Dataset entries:
# # # #
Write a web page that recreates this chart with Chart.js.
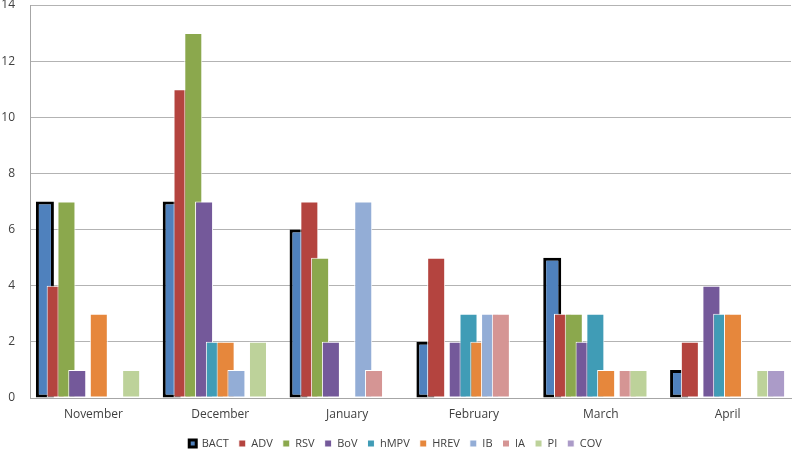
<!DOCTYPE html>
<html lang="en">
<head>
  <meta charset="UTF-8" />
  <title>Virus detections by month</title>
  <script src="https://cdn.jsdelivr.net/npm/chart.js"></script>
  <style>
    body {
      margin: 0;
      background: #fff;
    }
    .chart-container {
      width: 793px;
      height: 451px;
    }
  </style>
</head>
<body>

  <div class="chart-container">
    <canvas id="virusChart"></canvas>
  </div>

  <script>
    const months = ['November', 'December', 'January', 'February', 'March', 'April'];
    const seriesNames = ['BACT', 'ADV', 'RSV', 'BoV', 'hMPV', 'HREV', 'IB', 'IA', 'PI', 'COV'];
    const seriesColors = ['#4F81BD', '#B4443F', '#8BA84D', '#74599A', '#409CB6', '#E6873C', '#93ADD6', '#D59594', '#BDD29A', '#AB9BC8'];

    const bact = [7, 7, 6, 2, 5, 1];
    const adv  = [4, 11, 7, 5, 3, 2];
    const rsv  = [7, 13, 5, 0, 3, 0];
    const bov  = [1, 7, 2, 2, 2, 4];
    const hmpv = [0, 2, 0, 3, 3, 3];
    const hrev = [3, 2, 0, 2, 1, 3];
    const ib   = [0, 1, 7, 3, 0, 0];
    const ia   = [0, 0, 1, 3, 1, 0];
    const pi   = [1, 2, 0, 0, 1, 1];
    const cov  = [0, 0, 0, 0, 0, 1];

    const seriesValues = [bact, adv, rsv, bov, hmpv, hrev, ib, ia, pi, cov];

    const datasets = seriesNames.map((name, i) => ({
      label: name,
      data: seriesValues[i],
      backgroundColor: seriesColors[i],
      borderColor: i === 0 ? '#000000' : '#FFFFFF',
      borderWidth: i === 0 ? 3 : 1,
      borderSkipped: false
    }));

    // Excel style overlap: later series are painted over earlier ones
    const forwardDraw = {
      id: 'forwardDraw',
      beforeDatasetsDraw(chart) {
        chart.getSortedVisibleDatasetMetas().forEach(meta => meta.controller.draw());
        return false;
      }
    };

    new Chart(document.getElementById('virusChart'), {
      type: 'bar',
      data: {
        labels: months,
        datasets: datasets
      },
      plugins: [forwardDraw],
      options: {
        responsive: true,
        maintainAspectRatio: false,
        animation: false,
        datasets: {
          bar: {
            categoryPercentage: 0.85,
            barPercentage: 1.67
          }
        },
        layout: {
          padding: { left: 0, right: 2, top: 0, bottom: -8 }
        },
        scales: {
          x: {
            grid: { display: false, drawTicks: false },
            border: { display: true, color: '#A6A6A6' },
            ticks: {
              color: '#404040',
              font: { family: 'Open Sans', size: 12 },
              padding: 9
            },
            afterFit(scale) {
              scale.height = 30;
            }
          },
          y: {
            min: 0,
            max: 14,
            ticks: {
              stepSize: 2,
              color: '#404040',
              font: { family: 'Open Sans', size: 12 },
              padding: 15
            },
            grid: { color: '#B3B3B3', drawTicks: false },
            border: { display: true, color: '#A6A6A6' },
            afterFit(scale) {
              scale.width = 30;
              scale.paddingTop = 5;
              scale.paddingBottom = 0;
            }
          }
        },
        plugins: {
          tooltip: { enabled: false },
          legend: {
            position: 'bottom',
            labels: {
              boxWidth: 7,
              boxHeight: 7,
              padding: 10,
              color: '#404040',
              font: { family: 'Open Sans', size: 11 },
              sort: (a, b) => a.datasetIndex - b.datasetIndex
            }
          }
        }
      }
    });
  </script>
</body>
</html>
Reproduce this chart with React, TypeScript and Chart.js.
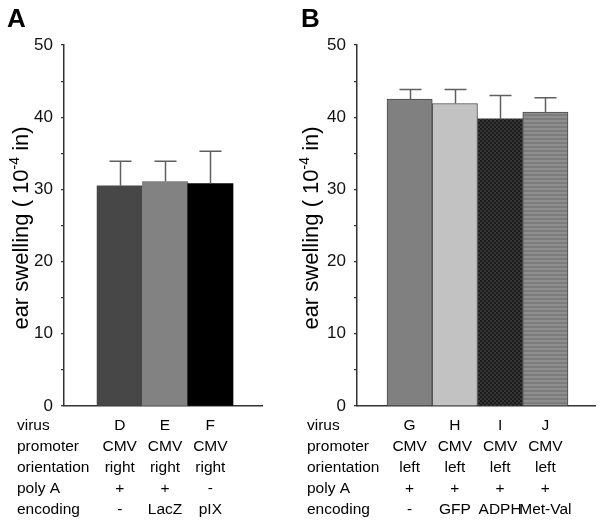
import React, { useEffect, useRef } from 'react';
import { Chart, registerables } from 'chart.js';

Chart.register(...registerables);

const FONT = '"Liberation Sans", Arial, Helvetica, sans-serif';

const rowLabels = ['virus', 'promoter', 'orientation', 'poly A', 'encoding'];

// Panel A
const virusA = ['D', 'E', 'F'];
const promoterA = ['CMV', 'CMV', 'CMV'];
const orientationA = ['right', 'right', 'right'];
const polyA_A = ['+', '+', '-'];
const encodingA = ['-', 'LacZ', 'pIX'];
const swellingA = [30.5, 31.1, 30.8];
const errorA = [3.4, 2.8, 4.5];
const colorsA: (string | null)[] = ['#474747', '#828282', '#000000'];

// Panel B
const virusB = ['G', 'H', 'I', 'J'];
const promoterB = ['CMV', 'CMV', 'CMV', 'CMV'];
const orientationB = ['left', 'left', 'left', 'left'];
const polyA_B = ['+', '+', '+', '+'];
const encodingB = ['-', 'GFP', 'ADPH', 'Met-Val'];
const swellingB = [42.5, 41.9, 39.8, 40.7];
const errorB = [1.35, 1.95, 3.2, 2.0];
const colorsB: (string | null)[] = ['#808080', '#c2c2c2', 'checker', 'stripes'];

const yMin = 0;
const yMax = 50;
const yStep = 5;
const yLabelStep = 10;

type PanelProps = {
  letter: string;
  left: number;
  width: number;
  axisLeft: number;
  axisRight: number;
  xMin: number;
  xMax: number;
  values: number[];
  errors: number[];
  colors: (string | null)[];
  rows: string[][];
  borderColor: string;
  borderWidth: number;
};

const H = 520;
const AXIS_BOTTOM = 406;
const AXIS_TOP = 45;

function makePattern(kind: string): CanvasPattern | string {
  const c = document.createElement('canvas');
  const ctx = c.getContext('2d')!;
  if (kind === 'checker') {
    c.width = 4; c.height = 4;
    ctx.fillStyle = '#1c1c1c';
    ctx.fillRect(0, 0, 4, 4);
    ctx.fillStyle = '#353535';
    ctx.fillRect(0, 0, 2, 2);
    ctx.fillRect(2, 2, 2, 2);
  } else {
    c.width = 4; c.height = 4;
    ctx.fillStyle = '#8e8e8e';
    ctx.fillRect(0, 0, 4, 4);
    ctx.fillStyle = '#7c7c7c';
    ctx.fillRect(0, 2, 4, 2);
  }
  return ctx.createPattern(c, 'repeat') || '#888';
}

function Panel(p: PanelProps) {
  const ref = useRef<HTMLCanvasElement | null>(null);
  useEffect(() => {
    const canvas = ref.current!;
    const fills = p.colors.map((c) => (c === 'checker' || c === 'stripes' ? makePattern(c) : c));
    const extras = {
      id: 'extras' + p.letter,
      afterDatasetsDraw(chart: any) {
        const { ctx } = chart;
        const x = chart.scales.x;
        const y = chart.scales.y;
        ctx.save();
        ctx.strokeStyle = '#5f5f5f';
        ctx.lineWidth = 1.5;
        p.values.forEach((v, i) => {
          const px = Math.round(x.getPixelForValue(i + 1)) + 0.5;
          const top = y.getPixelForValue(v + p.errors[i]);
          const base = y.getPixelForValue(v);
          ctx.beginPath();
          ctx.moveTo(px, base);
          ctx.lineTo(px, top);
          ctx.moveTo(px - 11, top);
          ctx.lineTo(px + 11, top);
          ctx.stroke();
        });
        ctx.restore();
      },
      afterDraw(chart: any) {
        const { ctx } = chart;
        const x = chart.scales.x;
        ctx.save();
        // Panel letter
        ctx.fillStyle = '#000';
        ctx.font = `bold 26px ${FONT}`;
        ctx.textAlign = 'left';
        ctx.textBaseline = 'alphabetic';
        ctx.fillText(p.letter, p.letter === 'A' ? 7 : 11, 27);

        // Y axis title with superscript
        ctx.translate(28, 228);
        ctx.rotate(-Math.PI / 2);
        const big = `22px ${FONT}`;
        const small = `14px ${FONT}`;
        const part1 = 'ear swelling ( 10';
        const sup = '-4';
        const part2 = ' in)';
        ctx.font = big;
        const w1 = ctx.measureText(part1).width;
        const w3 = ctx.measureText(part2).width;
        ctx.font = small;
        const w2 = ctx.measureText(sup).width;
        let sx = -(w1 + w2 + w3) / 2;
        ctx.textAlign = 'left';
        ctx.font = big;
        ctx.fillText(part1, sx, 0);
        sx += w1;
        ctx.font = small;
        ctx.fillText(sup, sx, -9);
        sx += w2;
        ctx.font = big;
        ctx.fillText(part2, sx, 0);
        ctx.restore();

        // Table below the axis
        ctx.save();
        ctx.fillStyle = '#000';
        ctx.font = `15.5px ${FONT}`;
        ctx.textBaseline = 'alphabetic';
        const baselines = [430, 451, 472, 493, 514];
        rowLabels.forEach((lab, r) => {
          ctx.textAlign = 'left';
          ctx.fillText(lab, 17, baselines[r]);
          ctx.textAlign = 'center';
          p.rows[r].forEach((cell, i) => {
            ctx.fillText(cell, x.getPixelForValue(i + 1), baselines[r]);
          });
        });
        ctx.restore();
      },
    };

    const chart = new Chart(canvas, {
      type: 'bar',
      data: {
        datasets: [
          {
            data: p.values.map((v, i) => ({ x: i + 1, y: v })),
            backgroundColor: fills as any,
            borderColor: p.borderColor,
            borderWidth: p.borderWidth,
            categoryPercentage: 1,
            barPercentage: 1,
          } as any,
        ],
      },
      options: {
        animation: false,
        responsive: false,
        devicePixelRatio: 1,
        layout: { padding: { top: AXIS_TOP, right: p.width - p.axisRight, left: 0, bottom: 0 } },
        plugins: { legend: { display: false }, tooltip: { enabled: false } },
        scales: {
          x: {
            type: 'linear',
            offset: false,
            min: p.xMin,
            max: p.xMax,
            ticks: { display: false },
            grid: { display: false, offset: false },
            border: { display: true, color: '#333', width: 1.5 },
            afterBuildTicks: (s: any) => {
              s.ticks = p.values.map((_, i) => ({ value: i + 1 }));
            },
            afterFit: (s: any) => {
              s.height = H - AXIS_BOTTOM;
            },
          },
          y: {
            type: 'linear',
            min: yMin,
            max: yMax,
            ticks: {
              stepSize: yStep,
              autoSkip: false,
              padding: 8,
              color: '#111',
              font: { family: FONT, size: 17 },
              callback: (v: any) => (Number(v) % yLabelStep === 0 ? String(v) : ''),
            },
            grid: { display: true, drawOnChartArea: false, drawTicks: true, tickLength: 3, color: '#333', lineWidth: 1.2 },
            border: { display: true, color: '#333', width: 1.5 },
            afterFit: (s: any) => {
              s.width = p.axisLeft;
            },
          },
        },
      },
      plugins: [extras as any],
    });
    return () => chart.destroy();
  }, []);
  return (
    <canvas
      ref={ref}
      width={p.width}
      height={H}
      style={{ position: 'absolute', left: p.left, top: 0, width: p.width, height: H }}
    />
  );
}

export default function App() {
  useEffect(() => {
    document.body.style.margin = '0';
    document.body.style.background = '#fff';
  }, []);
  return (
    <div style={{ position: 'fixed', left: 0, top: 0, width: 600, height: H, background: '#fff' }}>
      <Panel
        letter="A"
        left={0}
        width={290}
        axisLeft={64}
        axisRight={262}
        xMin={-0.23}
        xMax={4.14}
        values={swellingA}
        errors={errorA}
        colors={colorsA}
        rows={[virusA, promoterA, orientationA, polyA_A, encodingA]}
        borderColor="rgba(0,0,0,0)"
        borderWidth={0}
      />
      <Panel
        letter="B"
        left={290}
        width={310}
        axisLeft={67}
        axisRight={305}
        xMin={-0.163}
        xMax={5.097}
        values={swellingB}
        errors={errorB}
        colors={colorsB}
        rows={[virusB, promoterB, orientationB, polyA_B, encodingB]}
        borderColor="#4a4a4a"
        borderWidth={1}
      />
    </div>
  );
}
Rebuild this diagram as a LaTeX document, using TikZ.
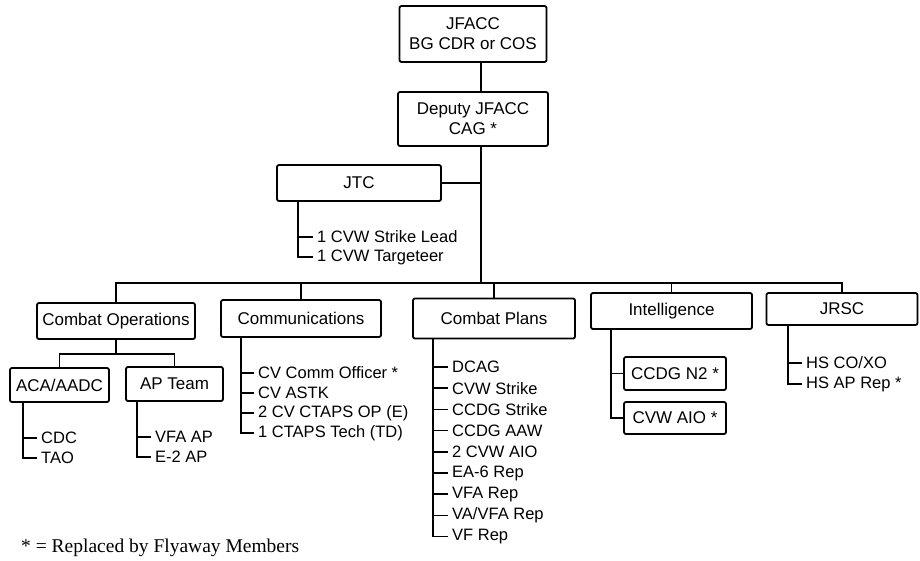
# # # #
Task prompt: Give again, exactly as written above, every line from the one holding "Reproduce this chart" to the one holding "const rowLabels = ['virus', 'promoter', 'orientation', 'poly", with both ends kept and the pictures left out.

Answer to this problem:
Reproduce this chart with React, TypeScript and Chart.js.
import React, { useEffect, useRef } from 'react';
import { Chart, registerables } from 'chart.js';

Chart.register(...registerables);

const FONT = '"Liberation Sans", Arial, Helvetica, sans-serif';

const rowLabels = ['virus', 'promoter', 'orientation', 'poly A', 'encoding'];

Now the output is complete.